JERUSALEM, Israel – Israel's newest member of Knesset (MK), Rabbi Yehuda Glick, visited the Temple Mount Monday morning in anticipation of Wednesday's swearing in after which he'll be prohibited from going there.
The Israeli government, in agreement with Jordanian King Abdullah, allows only Islamic prayer on the Temple Mount to stave off rioting by Muslim worshippers.
Glick has long advocated for equal rights for Israelis at the place where the two Jewish Temples stood, gaining him the label "right-wing activist."
Two years ago, an Arab resident from a Jerusalem neighborhood gunned down Glick as he left the Begin Sadat Center after a speech there.
Mu'taz Hijazi, a member of Islamic Jihad, was waiting for Glick as he exited the center, shooting him four times in the chest at point blank range. Doctors initially did not expect him to survive.

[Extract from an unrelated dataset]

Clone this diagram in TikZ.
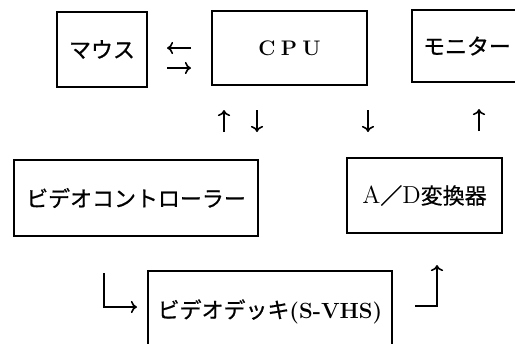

The would-be assassin was killed a short time later after opening fire on Israeli security forces in Silwan, a predominantly Arab neighborhood near the Temple Mount.
Glick, who replaces outgoing Likud MK and former Defense Minister Moshe Ya'alon, says he has many interests to pursue as a "loyal servant" whose intention is to do good for the State.
"I don't have plans to change the world," the Jerusalem Post quoted Glick as saying. "My main idea is to add a little good to the world, to promote unity among the people of Israel and not let hatred spread.
Most importantly, the freshman MK says he's seeking God's guidance and support as he embarks on this new phase.
Calling the Israeli nation-state "one of the greatest miracles in the history of mankind," Glick said Israelis should work to preserve it. "The best way," he said, "is to listen and cooperate with each other and work together hand in hand."